» Goal of the exercise
Go through the data below and copy it exactly, skipping every picture.
>> Start Data segment
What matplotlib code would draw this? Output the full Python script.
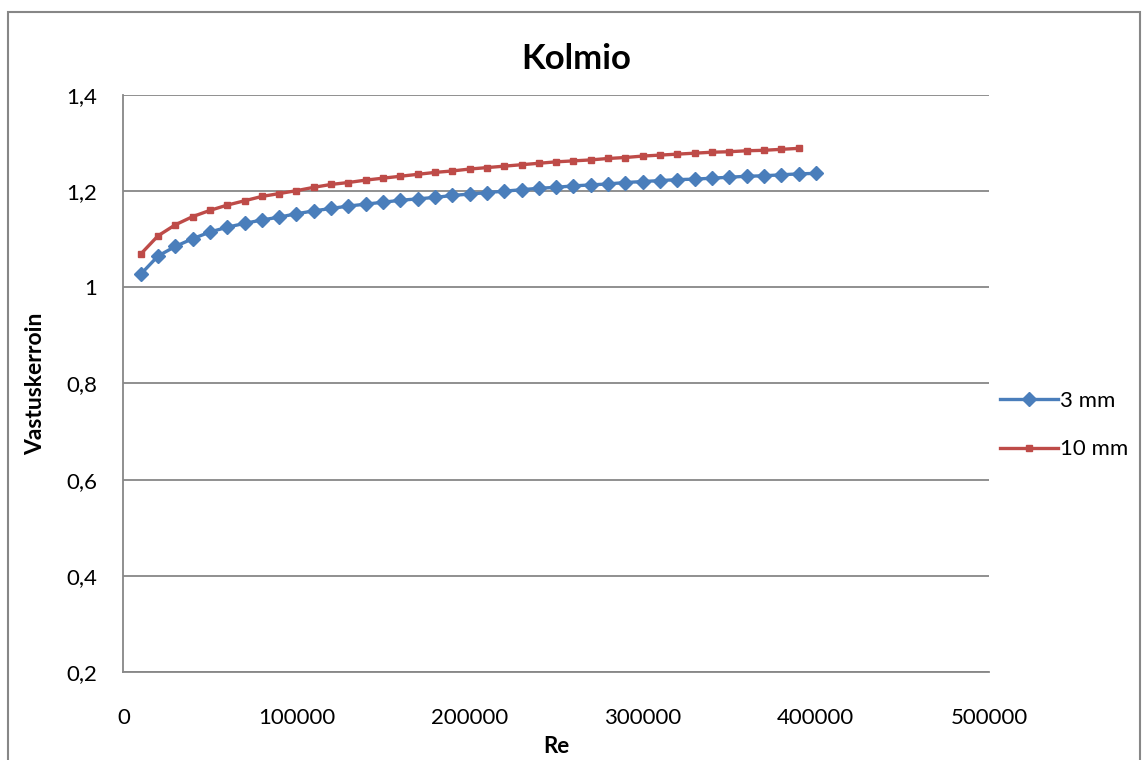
import matplotlib
matplotlib.use('Agg')
import matplotlib.pyplot as plt
from matplotlib.patches import Rectangle
from matplotlib.ticker import FuncFormatter

# Re values (x) for both series
re_3mm = [10000 * k for k in range(1, 41)]
re_10mm = [10000 * k for k in range(1, 40)]

# drag coefficient
cd_3mm = [1.027, 1.065, 1.085, 1.101, 1.115, 1.125, 1.133, 1.140, 1.146, 1.153,
          1.159, 1.164, 1.169, 1.173, 1.177, 1.181, 1.184, 1.187, 1.191, 1.194,
          1.197, 1.200, 1.203, 1.206, 1.208, 1.211, 1.213, 1.215, 1.218, 1.220,
          1.222, 1.224, 1.225, 1.227, 1.229, 1.231, 1.232, 1.234, 1.236, 1.237]
cd_10mm = [1.069, 1.107, 1.130, 1.147, 1.160, 1.171, 1.180, 1.189, 1.195, 1.201,
           1.208, 1.214, 1.218, 1.223, 1.227, 1.231, 1.235, 1.239, 1.242, 1.246,
           1.249, 1.252, 1.255, 1.258, 1.261, 1.263, 1.265, 1.268, 1.270, 1.273,
           1.275, 1.277, 1.279, 1.281, 1.282, 1.284, 1.285, 1.287, 1.289]

x_ticks = [0, 100000, 200000, 300000, 400000, 500000]
y_ticks = [0.2, 0.4, 0.6, 0.8, 1.0, 1.2, 1.4]

plt.rcParams['font.family'] = ['Lato', 'DejaVu Sans']
grey = '#878787'

fig = plt.figure(figsize=(11.45, 7.6), dpi=100)
ax = fig.add_axes([0.1077, 0.1158, 0.7560, 0.7592])

# outer chart border (Excel style)
fig.patches.append(Rectangle((8 / 1145, -0.05), 1132 / 1145, 1.05 - 12 / 760,
                             transform=fig.transFigure, fill=False,
                             edgecolor=grey, linewidth=1.5))

ax.plot(re_3mm, cd_3mm, color='#4a7ebb', linewidth=2.4, marker='D',
        markersize=7, label='3 mm')
ax.plot(re_10mm, cd_10mm, color='#be4b48', linewidth=2.4, marker='s',
        markersize=5, label='10 mm')

ax.set_xlim(0, 500000)
ax.set_ylim(0.2, 1.4)
ax.set_xticks(x_ticks)
ax.set_yticks(y_ticks)
ax.yaxis.set_major_formatter(FuncFormatter(lambda v, p: f"{v:g}".replace('.', ',')))
ax.tick_params(length=0, labelsize=16)
ax.tick_params(axis='x', pad=26)
ax.tick_params(axis='y', pad=19)
ax.grid(axis='y', color=grey, linewidth=1.3)
ax.set_axisbelow(True)
for side in ['top', 'right']:
    ax.spines[side].set_visible(False)
for side in ['left', 'bottom']:
    ax.spines[side].set_color(grey)
    ax.spines[side].set_linewidth(1.3)

# title is centred on the whole chart area, not on the plot area
ax.set_title('Kolmio', fontsize=25, fontweight='bold', pad=19, x=0.523)
ax.set_xlabel('Re', fontsize=16, fontweight='bold', labelpad=6)
ax.set_ylabel('Vastuskerroin', fontsize=16.5, fontweight='bold', labelpad=14)

ax.legend(loc='center left', bbox_to_anchor=(1.0, 0.428), frameon=False,
          fontsize=16, handlelength=2.6, handletextpad=0.1, labelspacing=1.3,
          borderaxespad=0.1)

fig.savefig('out.png', dpi=100)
>> End Data segment
» Solved exercise
What matplotlib code would draw this? Output the full Python script.
import matplotlib
matplotlib.use('Agg')
import matplotlib.pyplot as plt
from matplotlib.patches import Rectangle
from matplotlib.ticker import FuncFormatter

# Re values (x) for both series
re_3mm = [10000 * k for k in range(1, 41)]
re_10mm = [10000 * k for k in range(1, 40)]

# drag coefficient
cd_3mm = [1.027, 1.065, 1.085, 1.101, 1.115, 1.125, 1.133, 1.140, 1.146, 1.153,
          1.159, 1.164, 1.169, 1.173, 1.177, 1.181, 1.184, 1.187, 1.191, 1.194,
          1.197, 1.200, 1.203, 1.206, 1.208, 1.211, 1.213, 1.215, 1.218, 1.220,
          1.222, 1.224, 1.225, 1.227, 1.229, 1.231, 1.232, 1.234, 1.236, 1.237]
cd_10mm = [1.069, 1.107, 1.130, 1.147, 1.160, 1.171, 1.180, 1.189, 1.195, 1.201,
           1.208, 1.214, 1.218, 1.223, 1.227, 1.231, 1.235, 1.239, 1.242, 1.246,
           1.249, 1.252, 1.255, 1.258, 1.261, 1.263, 1.265, 1.268, 1.270, 1.273,
           1.275, 1.277, 1.279, 1.281, 1.282, 1.284, 1.285, 1.287, 1.289]

x_ticks = [0, 100000, 200000, 300000, 400000, 500000]
y_ticks = [0.2, 0.4, 0.6, 0.8, 1.0, 1.2, 1.4]

plt.rcParams['font.family'] = ['Lato', 'DejaVu Sans']
grey = '#878787'

fig = plt.figure(figsize=(11.45, 7.6), dpi=100)
ax = fig.add_axes([0.1077, 0.1158, 0.7560, 0.7592])

# outer chart border (Excel style)
fig.patches.append(Rectangle((8 / 1145, -0.05), 1132 / 1145, 1.05 - 12 / 760,
                             transform=fig.transFigure, fill=False,
                             edgecolor=grey, linewidth=1.5))

ax.plot(re_3mm, cd_3mm, color='#4a7ebb', linewidth=2.4, marker='D',
        markersize=7, label='3 mm')
ax.plot(re_10mm, cd_10mm, color='#be4b48', linewidth=2.4, marker='s',
        markersize=5, label='10 mm')

ax.set_xlim(0, 500000)
ax.set_ylim(0.2, 1.4)
ax.set_xticks(x_ticks)
ax.set_yticks(y_ticks)
ax.yaxis.set_major_formatter(FuncFormatter(lambda v, p: f"{v:g}".replace('.', ',')))
ax.tick_params(length=0, labelsize=16)
ax.tick_params(axis='x', pad=26)
ax.tick_params(axis='y', pad=19)
ax.grid(axis='y', color=grey, linewidth=1.3)
ax.set_axisbelow(True)
for side in ['top', 'right']:
    ax.spines[side].set_visible(False)
for side in ['left', 'bottom']:
    ax.spines[side].set_color(grey)
    ax.spines[side].set_linewidth(1.3)

# title is centred on the whole chart area, not on the plot area
ax.set_title('Kolmio', fontsize=25, fontweight='bold', pad=19, x=0.523)
ax.set_xlabel('Re', fontsize=16, fontweight='bold', labelpad=6)
ax.set_ylabel('Vastuskerroin', fontsize=16.5, fontweight='bold', labelpad=14)

ax.legend(loc='center left', bbox_to_anchor=(1.0, 0.428), frameon=False,
          fontsize=16, handlelength=2.6, handletextpad=0.1, labelspacing=1.3,
          borderaxespad=0.1)

fig.savefig('out.png', dpi=100)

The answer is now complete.